→ **Given entries**:
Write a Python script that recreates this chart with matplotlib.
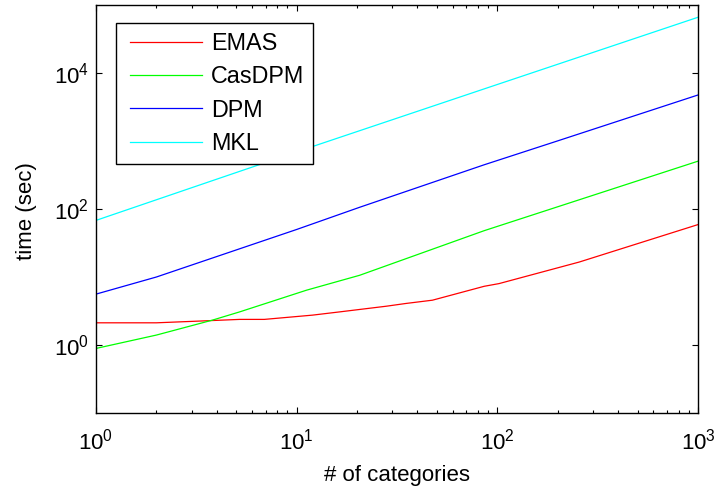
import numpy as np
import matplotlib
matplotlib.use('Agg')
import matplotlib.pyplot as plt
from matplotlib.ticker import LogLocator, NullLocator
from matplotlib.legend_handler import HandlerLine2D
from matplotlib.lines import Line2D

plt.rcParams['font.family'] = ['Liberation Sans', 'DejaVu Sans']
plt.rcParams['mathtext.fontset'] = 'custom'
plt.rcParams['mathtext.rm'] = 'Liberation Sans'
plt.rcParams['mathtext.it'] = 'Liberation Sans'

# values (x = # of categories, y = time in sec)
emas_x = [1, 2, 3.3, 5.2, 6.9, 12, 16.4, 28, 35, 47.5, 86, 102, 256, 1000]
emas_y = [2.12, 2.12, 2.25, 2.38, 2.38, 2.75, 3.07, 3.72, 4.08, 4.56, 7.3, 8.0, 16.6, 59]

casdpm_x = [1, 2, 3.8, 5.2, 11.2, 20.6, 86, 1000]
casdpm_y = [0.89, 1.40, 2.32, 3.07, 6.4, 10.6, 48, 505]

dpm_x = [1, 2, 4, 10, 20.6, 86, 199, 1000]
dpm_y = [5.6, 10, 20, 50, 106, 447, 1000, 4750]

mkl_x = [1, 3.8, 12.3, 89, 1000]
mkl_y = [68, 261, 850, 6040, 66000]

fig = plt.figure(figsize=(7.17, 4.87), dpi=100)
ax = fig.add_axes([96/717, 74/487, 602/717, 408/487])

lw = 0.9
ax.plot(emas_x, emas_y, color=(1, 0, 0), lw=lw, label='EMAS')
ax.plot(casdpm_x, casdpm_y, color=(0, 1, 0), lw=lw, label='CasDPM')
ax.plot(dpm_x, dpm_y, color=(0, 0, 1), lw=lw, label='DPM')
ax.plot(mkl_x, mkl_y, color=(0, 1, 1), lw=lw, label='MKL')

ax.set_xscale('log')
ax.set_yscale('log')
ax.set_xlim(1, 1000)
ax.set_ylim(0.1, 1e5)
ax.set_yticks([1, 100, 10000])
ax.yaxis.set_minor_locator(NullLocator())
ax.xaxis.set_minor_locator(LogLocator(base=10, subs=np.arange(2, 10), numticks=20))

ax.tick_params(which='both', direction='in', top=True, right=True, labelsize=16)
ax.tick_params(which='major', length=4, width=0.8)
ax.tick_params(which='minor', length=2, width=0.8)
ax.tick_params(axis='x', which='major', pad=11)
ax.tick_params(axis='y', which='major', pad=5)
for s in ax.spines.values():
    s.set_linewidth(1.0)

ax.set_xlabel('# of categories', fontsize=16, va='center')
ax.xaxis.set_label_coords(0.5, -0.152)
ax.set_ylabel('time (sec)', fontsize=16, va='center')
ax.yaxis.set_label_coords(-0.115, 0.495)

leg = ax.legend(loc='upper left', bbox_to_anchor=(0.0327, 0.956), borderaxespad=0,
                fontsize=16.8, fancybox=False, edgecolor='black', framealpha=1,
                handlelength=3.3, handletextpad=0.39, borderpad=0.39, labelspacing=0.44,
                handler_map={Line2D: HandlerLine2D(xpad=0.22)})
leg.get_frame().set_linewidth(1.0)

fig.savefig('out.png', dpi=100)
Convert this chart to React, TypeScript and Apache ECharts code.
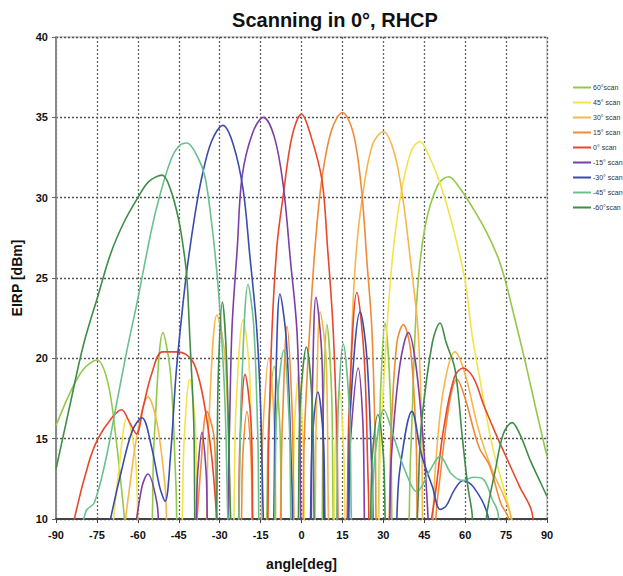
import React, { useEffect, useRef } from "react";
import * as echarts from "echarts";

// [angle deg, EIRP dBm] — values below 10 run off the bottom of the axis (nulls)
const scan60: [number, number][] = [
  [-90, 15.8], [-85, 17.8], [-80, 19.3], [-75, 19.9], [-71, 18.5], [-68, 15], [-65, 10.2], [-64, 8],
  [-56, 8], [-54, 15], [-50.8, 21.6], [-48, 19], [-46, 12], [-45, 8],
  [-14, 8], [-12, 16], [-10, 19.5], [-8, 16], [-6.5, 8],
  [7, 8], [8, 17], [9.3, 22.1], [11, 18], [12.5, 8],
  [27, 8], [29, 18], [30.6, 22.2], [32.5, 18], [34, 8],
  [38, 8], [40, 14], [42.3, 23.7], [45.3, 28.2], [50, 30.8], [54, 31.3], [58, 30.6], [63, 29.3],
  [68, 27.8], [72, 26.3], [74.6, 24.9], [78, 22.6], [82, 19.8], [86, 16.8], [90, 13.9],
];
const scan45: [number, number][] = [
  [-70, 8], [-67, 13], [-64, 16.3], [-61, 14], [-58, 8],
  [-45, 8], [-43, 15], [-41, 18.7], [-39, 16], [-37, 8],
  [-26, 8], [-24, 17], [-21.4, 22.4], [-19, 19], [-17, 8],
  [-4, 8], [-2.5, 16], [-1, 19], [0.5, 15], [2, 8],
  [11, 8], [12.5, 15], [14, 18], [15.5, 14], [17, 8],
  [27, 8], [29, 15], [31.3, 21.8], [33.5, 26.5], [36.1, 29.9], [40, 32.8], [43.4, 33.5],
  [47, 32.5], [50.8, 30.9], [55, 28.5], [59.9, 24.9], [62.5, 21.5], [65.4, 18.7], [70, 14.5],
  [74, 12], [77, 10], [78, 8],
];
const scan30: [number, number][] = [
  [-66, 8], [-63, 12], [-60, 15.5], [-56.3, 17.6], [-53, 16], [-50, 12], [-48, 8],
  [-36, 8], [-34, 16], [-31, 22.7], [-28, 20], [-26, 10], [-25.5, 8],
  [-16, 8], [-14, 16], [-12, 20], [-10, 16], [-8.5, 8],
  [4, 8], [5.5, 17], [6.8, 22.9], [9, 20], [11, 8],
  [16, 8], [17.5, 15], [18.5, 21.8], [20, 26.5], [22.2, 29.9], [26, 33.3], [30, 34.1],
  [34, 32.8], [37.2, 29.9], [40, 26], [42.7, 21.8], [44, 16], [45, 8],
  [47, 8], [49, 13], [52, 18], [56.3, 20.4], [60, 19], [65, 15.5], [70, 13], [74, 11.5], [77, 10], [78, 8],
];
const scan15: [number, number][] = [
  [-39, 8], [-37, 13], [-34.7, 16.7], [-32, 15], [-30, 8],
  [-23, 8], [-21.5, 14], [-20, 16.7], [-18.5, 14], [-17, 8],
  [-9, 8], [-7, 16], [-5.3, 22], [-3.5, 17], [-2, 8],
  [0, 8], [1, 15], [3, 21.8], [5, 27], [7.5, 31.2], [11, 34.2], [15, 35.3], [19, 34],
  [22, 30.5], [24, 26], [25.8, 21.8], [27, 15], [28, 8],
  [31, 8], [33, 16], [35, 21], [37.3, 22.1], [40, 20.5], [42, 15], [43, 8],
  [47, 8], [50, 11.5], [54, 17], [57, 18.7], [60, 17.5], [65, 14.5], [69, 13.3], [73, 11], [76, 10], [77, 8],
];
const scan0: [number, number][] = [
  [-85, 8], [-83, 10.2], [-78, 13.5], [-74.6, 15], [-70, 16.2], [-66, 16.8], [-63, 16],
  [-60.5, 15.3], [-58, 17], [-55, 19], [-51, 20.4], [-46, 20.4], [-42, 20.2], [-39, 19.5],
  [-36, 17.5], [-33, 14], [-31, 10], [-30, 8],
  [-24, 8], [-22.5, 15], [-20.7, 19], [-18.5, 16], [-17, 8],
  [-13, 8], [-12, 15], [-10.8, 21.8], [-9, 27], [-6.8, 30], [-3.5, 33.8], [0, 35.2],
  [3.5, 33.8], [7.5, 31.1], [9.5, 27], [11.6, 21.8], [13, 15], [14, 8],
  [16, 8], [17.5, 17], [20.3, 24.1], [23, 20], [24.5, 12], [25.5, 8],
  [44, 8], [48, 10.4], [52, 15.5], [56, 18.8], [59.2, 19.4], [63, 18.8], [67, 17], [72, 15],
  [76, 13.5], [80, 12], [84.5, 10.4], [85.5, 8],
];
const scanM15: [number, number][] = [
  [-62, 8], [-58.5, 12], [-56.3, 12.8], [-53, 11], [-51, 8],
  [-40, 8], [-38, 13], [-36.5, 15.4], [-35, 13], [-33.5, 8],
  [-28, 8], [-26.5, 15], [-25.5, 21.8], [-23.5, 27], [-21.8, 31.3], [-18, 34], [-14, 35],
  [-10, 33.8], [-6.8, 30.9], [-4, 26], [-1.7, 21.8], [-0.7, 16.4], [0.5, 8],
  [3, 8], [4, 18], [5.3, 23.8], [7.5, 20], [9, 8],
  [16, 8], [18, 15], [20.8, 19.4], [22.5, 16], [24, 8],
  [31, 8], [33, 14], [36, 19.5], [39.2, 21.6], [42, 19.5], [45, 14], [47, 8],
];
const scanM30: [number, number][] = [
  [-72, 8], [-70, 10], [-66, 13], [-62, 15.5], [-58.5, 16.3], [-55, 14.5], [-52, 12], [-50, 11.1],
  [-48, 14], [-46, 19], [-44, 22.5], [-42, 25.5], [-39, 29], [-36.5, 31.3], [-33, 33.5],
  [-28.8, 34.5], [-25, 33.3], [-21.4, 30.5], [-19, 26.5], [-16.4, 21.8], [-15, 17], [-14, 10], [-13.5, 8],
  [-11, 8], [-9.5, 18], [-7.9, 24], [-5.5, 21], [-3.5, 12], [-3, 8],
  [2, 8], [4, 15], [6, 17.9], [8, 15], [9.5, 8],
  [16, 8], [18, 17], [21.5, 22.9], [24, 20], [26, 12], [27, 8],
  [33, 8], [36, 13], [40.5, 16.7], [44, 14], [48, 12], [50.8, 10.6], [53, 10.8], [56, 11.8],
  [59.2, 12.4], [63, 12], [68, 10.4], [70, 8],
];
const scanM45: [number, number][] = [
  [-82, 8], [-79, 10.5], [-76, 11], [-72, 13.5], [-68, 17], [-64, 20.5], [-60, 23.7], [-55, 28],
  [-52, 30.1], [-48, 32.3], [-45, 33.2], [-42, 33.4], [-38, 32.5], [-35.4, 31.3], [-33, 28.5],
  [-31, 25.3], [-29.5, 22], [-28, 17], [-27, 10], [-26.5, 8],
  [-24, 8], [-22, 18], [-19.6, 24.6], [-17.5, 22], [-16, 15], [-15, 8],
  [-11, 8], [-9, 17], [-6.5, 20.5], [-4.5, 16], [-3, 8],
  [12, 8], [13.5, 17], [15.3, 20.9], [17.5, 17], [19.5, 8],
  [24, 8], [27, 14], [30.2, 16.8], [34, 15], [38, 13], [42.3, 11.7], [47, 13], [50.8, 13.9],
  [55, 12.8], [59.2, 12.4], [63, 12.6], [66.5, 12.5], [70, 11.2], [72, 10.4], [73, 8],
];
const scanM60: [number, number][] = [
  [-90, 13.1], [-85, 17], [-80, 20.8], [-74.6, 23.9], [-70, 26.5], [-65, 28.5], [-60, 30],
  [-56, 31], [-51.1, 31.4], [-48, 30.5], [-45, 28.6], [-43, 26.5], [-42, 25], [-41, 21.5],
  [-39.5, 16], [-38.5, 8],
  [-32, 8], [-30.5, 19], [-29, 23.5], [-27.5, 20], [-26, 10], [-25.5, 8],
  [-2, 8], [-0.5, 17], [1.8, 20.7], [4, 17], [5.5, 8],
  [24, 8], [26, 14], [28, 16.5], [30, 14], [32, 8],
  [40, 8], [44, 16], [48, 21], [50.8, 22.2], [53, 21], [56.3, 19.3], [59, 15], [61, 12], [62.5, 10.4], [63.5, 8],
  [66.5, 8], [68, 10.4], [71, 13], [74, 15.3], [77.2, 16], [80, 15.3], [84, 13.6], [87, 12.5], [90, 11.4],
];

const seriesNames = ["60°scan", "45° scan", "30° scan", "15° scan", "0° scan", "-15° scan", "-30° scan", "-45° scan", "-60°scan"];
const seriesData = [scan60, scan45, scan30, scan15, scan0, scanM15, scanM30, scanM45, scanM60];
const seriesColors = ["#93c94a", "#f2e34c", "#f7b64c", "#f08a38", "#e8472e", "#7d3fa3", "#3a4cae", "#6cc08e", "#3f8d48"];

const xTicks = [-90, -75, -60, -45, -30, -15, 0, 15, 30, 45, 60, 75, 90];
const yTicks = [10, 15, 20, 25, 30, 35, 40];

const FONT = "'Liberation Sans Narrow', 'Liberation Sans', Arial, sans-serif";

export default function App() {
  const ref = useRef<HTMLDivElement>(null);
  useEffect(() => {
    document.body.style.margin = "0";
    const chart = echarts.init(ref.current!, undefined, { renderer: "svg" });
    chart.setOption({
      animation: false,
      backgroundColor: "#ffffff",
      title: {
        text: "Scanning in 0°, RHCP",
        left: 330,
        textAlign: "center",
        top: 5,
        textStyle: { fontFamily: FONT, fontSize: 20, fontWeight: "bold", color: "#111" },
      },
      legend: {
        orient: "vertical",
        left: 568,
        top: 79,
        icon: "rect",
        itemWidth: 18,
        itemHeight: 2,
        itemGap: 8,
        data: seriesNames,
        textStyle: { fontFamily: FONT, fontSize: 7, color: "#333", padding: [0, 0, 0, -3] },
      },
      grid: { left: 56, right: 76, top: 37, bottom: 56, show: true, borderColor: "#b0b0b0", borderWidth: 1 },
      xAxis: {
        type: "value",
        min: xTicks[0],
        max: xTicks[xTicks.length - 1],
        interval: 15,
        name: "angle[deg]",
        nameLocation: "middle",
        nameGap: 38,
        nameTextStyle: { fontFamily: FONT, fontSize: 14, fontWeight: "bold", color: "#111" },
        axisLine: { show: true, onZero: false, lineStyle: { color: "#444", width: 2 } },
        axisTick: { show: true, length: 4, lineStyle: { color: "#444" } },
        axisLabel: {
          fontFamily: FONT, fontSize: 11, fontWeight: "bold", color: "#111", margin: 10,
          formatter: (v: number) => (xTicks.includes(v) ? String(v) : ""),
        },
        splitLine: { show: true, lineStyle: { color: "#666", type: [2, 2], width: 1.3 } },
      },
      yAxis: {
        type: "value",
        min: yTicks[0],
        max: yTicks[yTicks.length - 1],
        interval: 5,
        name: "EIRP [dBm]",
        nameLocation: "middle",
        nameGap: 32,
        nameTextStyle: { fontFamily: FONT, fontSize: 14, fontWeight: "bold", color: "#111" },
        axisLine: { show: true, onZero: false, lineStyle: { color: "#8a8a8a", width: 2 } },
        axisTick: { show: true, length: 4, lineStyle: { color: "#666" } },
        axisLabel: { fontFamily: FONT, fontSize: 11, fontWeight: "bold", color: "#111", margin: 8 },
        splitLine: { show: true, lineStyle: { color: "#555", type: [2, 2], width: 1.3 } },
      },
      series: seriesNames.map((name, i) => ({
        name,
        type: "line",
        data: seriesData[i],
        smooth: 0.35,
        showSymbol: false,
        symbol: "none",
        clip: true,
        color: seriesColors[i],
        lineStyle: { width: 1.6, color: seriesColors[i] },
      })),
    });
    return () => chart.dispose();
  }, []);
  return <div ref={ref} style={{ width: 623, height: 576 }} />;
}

→ **Work instructions**:
Transcribe the lines between the one holding "Convert this chart" and the one holding "import * as", inclusive, and leave out any pictures.

→ **Result of this exercise**:
Convert this chart to React, TypeScript and Apache ECharts code.
import React, { useEffect, useRef } from "react";
import * as echarts from "echarts";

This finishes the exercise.